Unemployment is worse today than before BEE became law. The strict unemployment rate now stands at 33.2%, compared with 22.6% in 2003, prior to the coming into force of the Broad-Based Black Economic Empowerment Act. Black unemployment, which BEE was explicitly meant to reduce, is higher now than before the policy was introduced. If this is “success,” then it is a success the majority of South Africans beyond the reach of elite empowerment deals have evidently and viciously been excluded from.

The utter failure of BEE is further exposed by the fact that inequality among black South Africans has grown worse over the last two decades. A small, politically-connected group has amassed extraordinary wealth from ownership deals and procurement contracts, while the poor majority remain locked out – made poor by apartheid and kept poor since by fake transformation policies that have exploited their suffering for the benefit of a politically connected and wealthy elite. The gap between the richest and poorest black South Africans is wider today than even in the 1990s – clear proof that BEE has enriched elites rather than empowered the disadvantaged.

Fatally undermining any potential claim of economic empowerment is the indisputable fact that over the course of BEE’s implementation and expansion, the South African economy has stagnated. GDP per capita has been flat or falling since 2008, leaving South Africans on average poorer than they were fifteen years ago. Mining investment has been strangled by ownership requirements and shifting charters: South Africa ranks 68th of 82 jurisdictions in the Fraser Institute’s mining index, far behind peers such as Botswana and Zambia.
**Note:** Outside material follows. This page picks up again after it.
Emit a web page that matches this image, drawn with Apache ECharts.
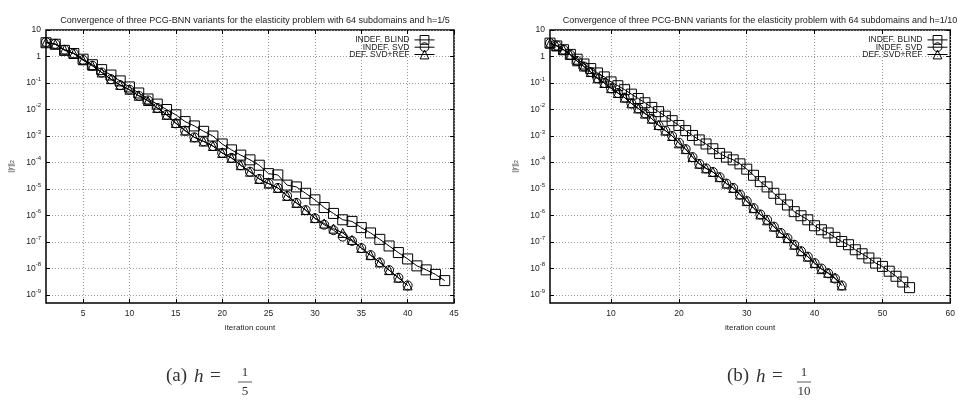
<!DOCTYPE html>
<html><head><meta charset="utf-8">
<script src="https://cdn.jsdelivr.net/npm/echarts@6/dist/echarts.min.js"></script>
<style>html,body{margin:0;padding:0;background:#fff}#c{width:958px;height:404px}</style>
</head><body><div id="c"></div>
<script>
const seriesNames = ['INDEF. BLIND', 'INDEF. SVD', 'DEF. SVD+REF'];
const titleA = 'Convergence of three PCG-BNN variants for the elasticity problem with 64 subdomains and h=1/5';
const titleB = 'Convergence of three PCG-BNN variants for the elasticity problem with 64 subdomains and h=1/10';
const xName = 'iteration count';
const xTicksA = [5, 10, 15, 20, 25, 30, 35, 40, 45];
const xTicksB = [10, 20, 30, 40, 50, 60];
const yTicks = [1e-9, 1e-8, 1e-7, 1e-6, 1e-5, 1e-4, 1e-3, 1e-2, 1e-1, 1, 10];

const blindA = [3.3, 2.9, 1.7, 1.3, 7.9e-1, 4.9e-1, 3.2e-1, 2.0e-1, 1.2e-1, 7.1e-2,
  4.2e-2, 2.5e-2, 1.6e-2, 1.0e-2, 6.3e-3, 3.5e-3, 2.4e-3, 1.5e-3, 1.0e-3, 5.0e-4,
  3.0e-4, 1.9e-4, 1.26e-4, 7.9e-5, 3.8e-5, 3.4e-5, 1.4e-5, 1.2e-5, 6.9e-6, 3.9e-6,
  2.0e-6, 1.2e-6, 6.9e-7, 6.0e-7, 3.5e-7, 2.2e-7, 1.26e-7, 7.1e-8, 4.0e-8, 2.3e-8,
  1.26e-8, 8.9e-9, 6.0e-9, 3.5e-9];
const svdA = [3.5, 3.0, 1.8, 1.3, 7.4e-1, 4.5e-1, 2.5e-1, 1.4e-1, 8.3e-2, 5.6e-2,
  3.3e-2, 2.2e-2, 1.15e-2, 6.3e-3, 3.0e-3, 1.6e-3, 8.9e-4, 6.3e-4, 4.2e-4, 2.3e-4,
  1.5e-4, 7.9e-5, 4.5e-5, 2.4e-5, 1.6e-5, 1.1e-5, 5.5e-6, 3.0e-6, 1.6e-6, 7.9e-7,
  4.5e-7, 2.8e-7, 1.6e-7, 1.1e-7, 5.9e-8, 3.2e-8, 1.7e-8, 8.7e-9, 4.5e-9, 2.3e-9];
const refA = [3.4, 2.9, 1.8, 1.3, 7.2e-1, 4.5e-1, 2.5e-1, 1.4e-1, 8.5e-2, 5.6e-2,
  3.3e-2, 2.1e-2, 1.15e-2, 6.3e-3, 3.1e-3, 1.6e-3, 8.9e-4, 6.2e-4, 4.2e-4, 2.3e-4,
  1.5e-4, 7.9e-5, 4.5e-5, 2.4e-5, 1.6e-5, 1.1e-5, 5.5e-6, 3.0e-6, 1.6e-6, 8.0e-7,
  5.0e-7, 3.2e-7, 2.2e-7, 1.2e-7, 6.0e-8, 3.2e-8, 1.7e-8, 8.7e-9, 4.5e-9, 2.3e-9];

const blindB = [3.2, 2.5, 1.8, 1.2, 7.9e-1, 5.2e-1, 3.5e-1, 2.4e-1, 1.7e-1, 1.1e-1,
  7.9e-2, 5.6e-2, 3.8e-2, 2.6e-2, 1.8e-2, 1.2e-2, 8.3e-3, 5.6e-3, 3.8e-3, 2.5e-3,
  1.6e-3, 1.05e-3, 7.1e-4, 5.0e-4, 3.3e-4, 2.2e-4, 1.6e-4, 1.26e-4, 8.9e-5, 5.6e-5,
  3.3e-5, 1.9e-5, 1.2e-5, 6.9e-6, 4.1e-6, 2.5e-6, 1.4e-6, 9.8e-7, 6.9e-7, 4.1e-7,
  2.9e-7, 2.2e-7, 1.5e-7, 1.05e-7, 7.9e-8, 5.1e-8, 3.6e-8, 2.5e-8, 1.6e-8, 1.2e-8,
  7.9e-9, 5.1e-9, 3.1e-9, 1.9e-9];
const svdB = [3.2, 2.6, 1.8, 1.15, 6.8e-1, 4.2e-1, 2.6e-1, 1.5e-1, 1.0e-1, 6.3e-2,
  4.2e-2, 2.8e-2, 1.7e-2, 1.1e-2, 7.2e-3, 4.5e-3, 2.5e-3, 1.6e-3, 1.0e-3, 5.6e-4,
  3.2e-4, 1.6e-4, 8.9e-5, 6.0e-5, 4.4e-5, 2.8e-5, 1.6e-5, 1.1e-5, 6.2e-6, 3.5e-6,
  1.9e-6, 1.1e-6, 6.9e-7, 3.8e-7, 2.2e-7, 1.4e-7, 7.9e-8, 4.5e-8, 2.8e-8, 1.6e-8,
  1.0e-8, 6.6e-9, 4.2e-9, 2.3e-9];
const refB = [3.1, 2.5, 1.8, 1.15, 6.6e-1, 4.2e-1, 2.6e-1, 1.5e-1, 1.0e-1, 6.4e-2,
  4.2e-2, 2.8e-2, 1.7e-2, 1.1e-2, 7.0e-3, 4.5e-3, 2.6e-3, 1.6e-3, 1.0e-3, 5.3e-4,
  3.2e-4, 1.6e-4, 9.0e-5, 6.0e-5, 4.4e-5, 2.8e-5, 1.6e-5, 1.1e-5, 6.2e-6, 3.5e-6,
  1.9e-6, 1.1e-6, 6.6e-7, 3.8e-7, 2.2e-7, 1.4e-7, 7.9e-8, 4.5e-8, 2.8e-8, 1.6e-8,
  9.5e-9, 6.9e-9, 4.5e-9, 2.3e-9];

const FONT = '"Liberation Sans", Arial, sans-serif';
const SERIF = '"Liberation Serif", "DejaVu Serif", serif';
const TXT = '#222';
const symbols = ['rect', 'circle', 'triangle'];
const symSizes = [10, 9, 9];

function toPairs(arr) { return arr.map((v, i) => [i + 1, v]); }

function yLabel(v) {
  const e = Math.round(Math.log10(v));
  if (e === 1) return '{b|10}';
  if (e === 0) return '{b|1}';
  return '{b|10}{sup|' + e + '}';
}

const gridLine = { show: true, lineStyle: { color: '#999', width: 1, type: [1, 2] } };

function mainX(ticks, max, gi) {
  return {
    type: 'value', gridIndex: gi, min: 1, max: max,
    name: xName, nameLocation: 'middle', nameGap: 21,
    nameTextStyle: { fontSize: 8, color: TXT, fontFamily: FONT },
    axisLine: { show: false },
    axisTick: { show: true, inside: true, length: 4, customValues: ticks, lineStyle: { color: '#000' } },
    axisLabel: { customValues: ticks, fontSize: 8.5, color: TXT, margin: 6, fontFamily: FONT },
    splitLine: Object.assign({ customValues: ticks }, gridLine)
  };
}
function mirrorX(ticks, max, gi) {
  return {
    type: 'value', gridIndex: gi, min: 1, max: max, position: 'top',
    axisLine: { show: false },
    axisTick: { show: true, inside: true, length: 4, customValues: ticks, lineStyle: { color: '#000' } },
    axisLabel: { show: false }, splitLine: { show: false }
  };
}
function mainY(gi) {
  return {
    type: 'log', logBase: 10, gridIndex: gi, min: 5e-10, max: 10,
    name: '||r||{sub|2}', nameLocation: 'middle', nameGap: 31, nameRotate: 90,
    nameTextStyle: { fontSize: 7, color: TXT, fontFamily: FONT,
      rich: { sub: { fontSize: 5, verticalAlign: 'bottom', lineHeight: 5, padding: [4, 0, 0, 0] } } },
    axisLine: { show: false },
    axisTick: { show: true, inside: true, length: 4, customValues: yTicks, lineStyle: { color: '#000' } },
    axisLabel: {
      customValues: yTicks, formatter: yLabel, margin: 5, color: TXT,
      rich: {
        b: { fontSize: 8.5, lineHeight: 14, fontFamily: FONT, color: TXT },
        sup: { fontSize: 6, lineHeight: 8, verticalAlign: 'top', fontFamily: FONT, color: TXT }
      }
    },
    splitLine: Object.assign({ customValues: yTicks }, gridLine)
  };
}
function mirrorY(gi) {
  return {
    type: 'log', logBase: 10, gridIndex: gi, min: 5e-10, max: 10, position: 'right',
    axisLine: { show: false },
    axisTick: { show: true, inside: true, length: 4, customValues: yTicks, lineStyle: { color: '#000' } },
    axisLabel: { show: false }, splitLine: { show: false }
  };
}

function makeSeries(arrs, xi, yi) {
  return arrs.map((arr, k) => ({
    type: 'line', name: seriesNames[k], xAxisIndex: xi, yAxisIndex: yi,
    data: toPairs(arr), symbol: symbols[k], symbolSize: symSizes[k],
    showAllSymbol: true, clip: false,
    lineStyle: { color: '#000', width: 1 },
    itemStyle: { color: 'rgba(0,0,0,0)', borderColor: '#000', borderWidth: 1 },
    emphasis: { disabled: true }
  }));
}

function legendFor(right) {
  return {
    data: seriesNames, orient: 'vertical', align: 'right', right: right, top: 35,
    padding: 0, itemWidth: 20, itemHeight: 11, itemGap: -2.5,
    selectedMode: false,
    itemStyle: { borderWidth: 1, borderColor: '#000', color: 'rgba(0,0,0,0)' },
    lineStyle: { width: 1, color: '#000' },
    textStyle: { fontSize: 8.5, color: TXT, fontFamily: FONT }
  };
}

function caption(x0, letter, num, den, hx, eqx, fx) {
  const f = '19px ' + SERIF;
  return [
    { type: 'text', left: x0, top: 367, style: { text: '(' + letter + ')', font: f, fill: '#333' } },
    { type: 'text', left: hx, top: 367, style: { text: 'h', font: 'italic ' + f, fill: '#333' } },
    { type: 'text', left: eqx, top: 367, style: { text: '=', font: f, fill: '#333' } },
    { type: 'text', x: fx, y: 373, style: { text: num, font: '13px ' + SERIF, fill: '#333', align: 'center', verticalAlign: 'middle' } },
    { type: 'line', shape: { x1: fx - 7, y1: 382, x2: fx + 7, y2: 382 }, style: { stroke: '#333', lineWidth: 0.8 } },
    { type: 'text', x: fx, y: 392, style: { text: den, font: '13px ' + SERIF, fill: '#333', align: 'center', verticalAlign: 'middle' } }
  ];
}

const chart = echarts.init(document.getElementById('c'), null, { renderer: 'canvas' });
chart.setOption({
  animation: false,
  backgroundColor: '#fff',
  textStyle: { fontFamily: FONT },
  title: [
    { text: titleA, left: 250, top: 11, textAlign: 'center', textStyle: { fontSize: 9, fontWeight: 'normal', color: TXT, fontFamily: FONT } },
    { text: titleB, left: 755, top: 11, textAlign: 'center', textStyle: { fontSize: 9, fontWeight: 'normal', color: TXT, fontFamily: FONT } }
  ],
  grid: [
    { left: 46, top: 30, width: 408, height: 273, show: true, borderColor: '#000', borderWidth: 1.5, backgroundColor: 'transparent' },
    { left: 550, top: 30, width: 410, height: 273, show: true, borderColor: '#000', borderWidth: 1.5, backgroundColor: 'transparent' }
  ],
  xAxis: [mainX(xTicksA, 45, 0), mirrorX(xTicksA, 45, 0), mainX(xTicksB, 60, 1), mirrorX(xTicksB, 60, 1)],
  yAxis: [mainY(0), mirrorY(0), mainY(1), mirrorY(1)],
  legend: [legendFor(958 - 435), legendFor(958 - 948)],
  series: makeSeries([blindA, svdA, refA], 0, 0).concat(makeSeries([blindB, svdB, refB], 2, 2)),
  graphic: caption(166, 'a', '1', '5', 194, 210, 245).concat(caption(727, 'b', '1', '10', 756, 772, 804))
});
</script>
</body></html>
Mister Deputy President, the South African people have not missed these socio-economic failures – they have lived them. The brazen pretence of BEE success is an insult to the South Africans who suffer daily with the realities of its many failures.

IRR polling in a nationally representative opinion survey in 2025 found that most South Africans reject not only the claim of BEE success, but the underpinning principles of the policy as well. 84% of South Africans favour merit-based hiring over the race-based practices demanded by BEE, 82% demand value-for-money procurement over the inflated and wasteful cost of BEE-based procurement, and 76% prefer voucher-based empowerment over affirmative action and BEE. These views are even shared by a majority of ANC voters: 73% prefer merit over quotas, 65% favour value over race in procurement, and 77% say vouchers would do more to help them advance than BEE. In other words, the very people in whose name BEE is defended do not regard it as empowerment. This dissatisfaction with policies that have failed presents the most credible explanation for the catastrophic reduction of the ANC’s popular support from 2004, when it won close to 70% of the vote, to 40% and the loss of its majority in 2024.

Furthermore, against this evidence, your assertion that to abandon BEE is to “go back to apartheid” is not only wrong, but insulting to the people of South Africa and the sadly diminishing legacy of the ANC. Apartheid was a legalised system of racial dehumanisation, oppression, and violence. It was furthermore marked by an obsession with racial classification, division, and vile favouritism. To equate it with the scrapping of a failed, race-based economic policy is to trivialise the horrors of apartheid while denying South Africans the debate they deserve about credible alternatives. Ending a policy with a record of immense failure, like BEE, is not regression; it is progress toward policies that actually empower.

The IRR has advanced such an alternative: Economic Empowerment for the Disadvantaged (EED). EED is non-racial, pro-growth, and outcome-based. It rewards firms for doing what BEE has failed to achieve: creating jobs, building skills, investing in communities, and driving innovation. Unlike BEE, it targets disadvantage directly, rather than race, and would deliver empowerment that is broad-based and real. And unlike BEE, it rejects in totality the lingering justification of the racial categories created by the repealed Population Registration Act of 1950.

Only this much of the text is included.